Collected data:

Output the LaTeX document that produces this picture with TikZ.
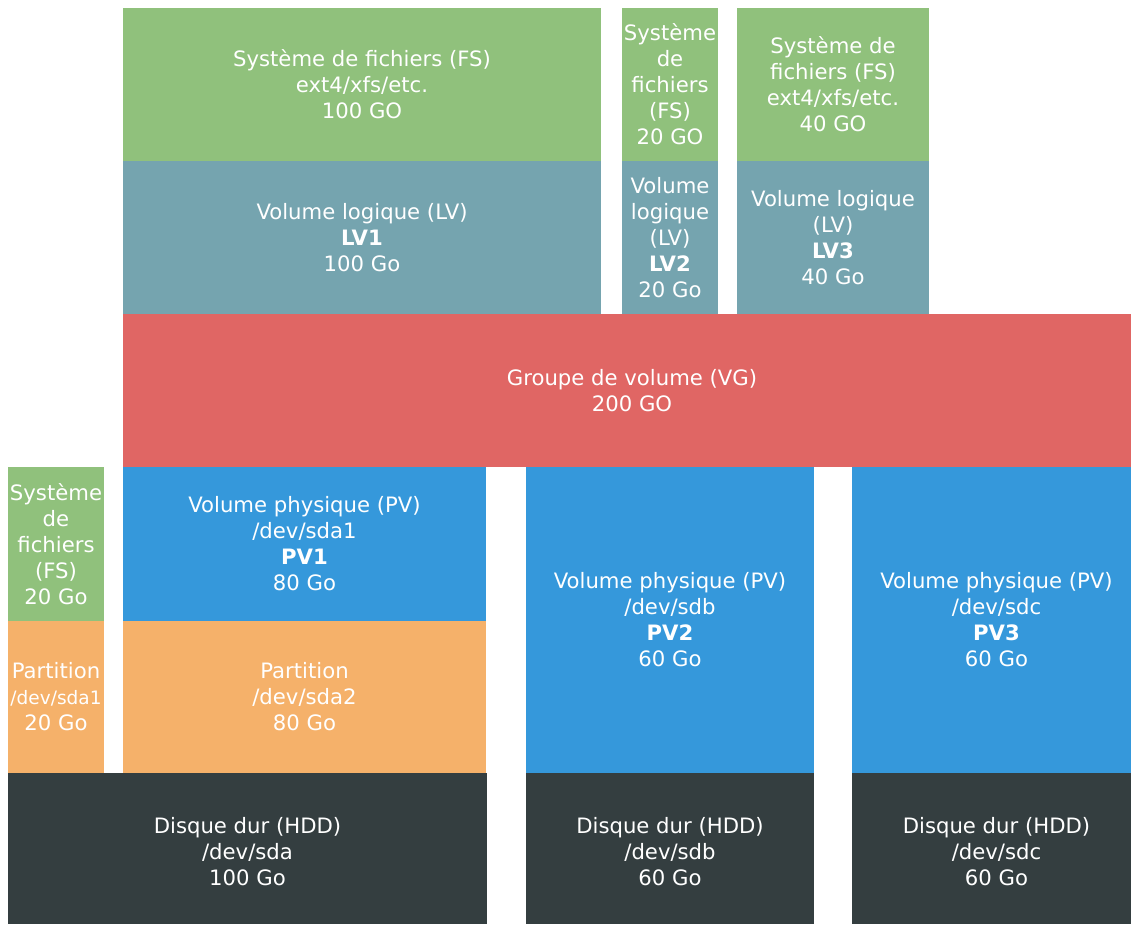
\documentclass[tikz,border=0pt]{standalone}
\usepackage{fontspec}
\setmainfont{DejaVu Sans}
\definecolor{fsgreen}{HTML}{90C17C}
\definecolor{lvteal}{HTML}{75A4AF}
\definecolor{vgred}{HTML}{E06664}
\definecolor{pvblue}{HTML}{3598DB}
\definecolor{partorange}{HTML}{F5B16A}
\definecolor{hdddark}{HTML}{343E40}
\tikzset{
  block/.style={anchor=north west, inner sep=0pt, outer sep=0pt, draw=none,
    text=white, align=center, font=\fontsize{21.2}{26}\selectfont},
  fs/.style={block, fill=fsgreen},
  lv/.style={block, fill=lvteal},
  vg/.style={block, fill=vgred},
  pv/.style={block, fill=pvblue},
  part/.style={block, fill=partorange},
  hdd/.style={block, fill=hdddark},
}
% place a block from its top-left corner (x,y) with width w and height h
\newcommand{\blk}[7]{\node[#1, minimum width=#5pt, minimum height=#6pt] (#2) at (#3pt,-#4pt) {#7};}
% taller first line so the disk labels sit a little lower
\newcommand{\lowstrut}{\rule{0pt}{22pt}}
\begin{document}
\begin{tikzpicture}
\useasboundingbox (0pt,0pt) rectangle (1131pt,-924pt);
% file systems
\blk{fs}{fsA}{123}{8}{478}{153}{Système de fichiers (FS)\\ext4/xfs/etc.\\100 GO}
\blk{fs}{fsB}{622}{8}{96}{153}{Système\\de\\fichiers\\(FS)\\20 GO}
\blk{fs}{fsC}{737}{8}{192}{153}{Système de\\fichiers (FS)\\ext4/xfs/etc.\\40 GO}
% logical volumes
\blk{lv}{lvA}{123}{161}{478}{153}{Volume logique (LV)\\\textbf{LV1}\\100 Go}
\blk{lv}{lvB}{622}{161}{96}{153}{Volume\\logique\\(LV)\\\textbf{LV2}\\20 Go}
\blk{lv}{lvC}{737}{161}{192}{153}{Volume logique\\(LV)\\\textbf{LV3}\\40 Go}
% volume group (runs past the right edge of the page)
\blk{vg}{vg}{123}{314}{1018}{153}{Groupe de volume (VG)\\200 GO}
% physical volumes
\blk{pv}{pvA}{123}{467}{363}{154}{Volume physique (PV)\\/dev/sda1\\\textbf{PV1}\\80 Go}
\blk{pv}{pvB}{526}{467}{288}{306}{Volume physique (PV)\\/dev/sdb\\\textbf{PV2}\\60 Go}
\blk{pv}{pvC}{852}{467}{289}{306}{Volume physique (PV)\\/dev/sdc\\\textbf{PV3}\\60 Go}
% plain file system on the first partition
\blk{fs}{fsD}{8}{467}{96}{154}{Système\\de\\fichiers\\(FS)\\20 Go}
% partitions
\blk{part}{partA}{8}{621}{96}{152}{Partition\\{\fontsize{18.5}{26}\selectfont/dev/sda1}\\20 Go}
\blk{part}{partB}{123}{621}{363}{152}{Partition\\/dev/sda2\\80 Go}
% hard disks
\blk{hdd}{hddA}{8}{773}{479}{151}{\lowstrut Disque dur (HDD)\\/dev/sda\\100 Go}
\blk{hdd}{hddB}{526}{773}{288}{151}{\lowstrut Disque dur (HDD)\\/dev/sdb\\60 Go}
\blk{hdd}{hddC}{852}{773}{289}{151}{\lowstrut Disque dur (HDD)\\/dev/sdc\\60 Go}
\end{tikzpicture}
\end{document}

Directions:
Pictures in the data above should not be copied; transcribe everything else exactly.

Exercise result:
Output the LaTeX document that produces this picture with TikZ.
\documentclass[tikz,border=0pt]{standalone}
\usepackage{fontspec}
\setmainfont{DejaVu Sans}
\definecolor{fsgreen}{HTML}{90C17C}
\definecolor{lvteal}{HTML}{75A4AF}
\definecolor{vgred}{HTML}{E06664}
\definecolor{pvblue}{HTML}{3598DB}
\definecolor{partorange}{HTML}{F5B16A}
\definecolor{hdddark}{HTML}{343E40}
\tikzset{
  block/.style={anchor=north west, inner sep=0pt, outer sep=0pt, draw=none,
    text=white, align=center, font=\fontsize{21.2}{26}\selectfont},
  fs/.style={block, fill=fsgreen},
  lv/.style={block, fill=lvteal},
  vg/.style={block, fill=vgred},
  pv/.style={block, fill=pvblue},
  part/.style={block, fill=partorange},
  hdd/.style={block, fill=hdddark},
}
% place a block from its top-left corner (x,y) with width w and height h
\newcommand{\blk}[7]{\node[#1, minimum width=#5pt, minimum height=#6pt] (#2) at (#3pt,-#4pt) {#7};}
% taller first line so the disk labels sit a little lower
\newcommand{\lowstrut}{\rule{0pt}{22pt}}
\begin{document}
\begin{tikzpicture}
\useasboundingbox (0pt,0pt) rectangle (1131pt,-924pt);
% file systems
\blk{fs}{fsA}{123}{8}{478}{153}{Système de fichiers (FS)\\ext4/xfs/etc.\\100 GO}
\blk{fs}{fsB}{622}{8}{96}{153}{Système\\de\\fichiers\\(FS)\\20 GO}
\blk{fs}{fsC}{737}{8}{192}{153}{Système de\\fichiers (FS)\\ext4/xfs/etc.\\40 GO}
% logical volumes
\blk{lv}{lvA}{123}{161}{478}{153}{Volume logique (LV)\\\textbf{LV1}\\100 Go}
\blk{lv}{lvB}{622}{161}{96}{153}{Volume\\logique\\(LV)\\\textbf{LV2}\\20 Go}
\blk{lv}{lvC}{737}{161}{192}{153}{Volume logique\\(LV)\\\textbf{LV3}\\40 Go}
% volume group (runs past the right edge of the page)
\blk{vg}{vg}{123}{314}{1018}{153}{Groupe de volume (VG)\\200 GO}
% physical volumes
\blk{pv}{pvA}{123}{467}{363}{154}{Volume physique (PV)\\/dev/sda1\\\textbf{PV1}\\80 Go}
\blk{pv}{pvB}{526}{467}{288}{306}{Volume physique (PV)\\/dev/sdb\\\textbf{PV2}\\60 Go}
\blk{pv}{pvC}{852}{467}{289}{306}{Volume physique (PV)\\/dev/sdc\\\textbf{PV3}\\60 Go}
% plain file system on the first partition
\blk{fs}{fsD}{8}{467}{96}{154}{Système\\de\\fichiers\\(FS)\\20 Go}
% partitions
\blk{part}{partA}{8}{621}{96}{152}{Partition\\{\fontsize{18.5}{26}\selectfont/dev/sda1}\\20 Go}
\blk{part}{partB}{123}{621}{363}{152}{Partition\\/dev/sda2\\80 Go}
% hard disks
\blk{hdd}{hddA}{8}{773}{479}{151}{\lowstrut Disque dur (HDD)\\/dev/sda\\100 Go}
\blk{hdd}{hddB}{526}{773}{288}{151}{\lowstrut Disque dur (HDD)\\/dev/sdb\\60 Go}
\blk{hdd}{hddC}{852}{773}{289}{151}{\lowstrut Disque dur (HDD)\\/dev/sdc\\60 Go}
\end{tikzpicture}
\end{document}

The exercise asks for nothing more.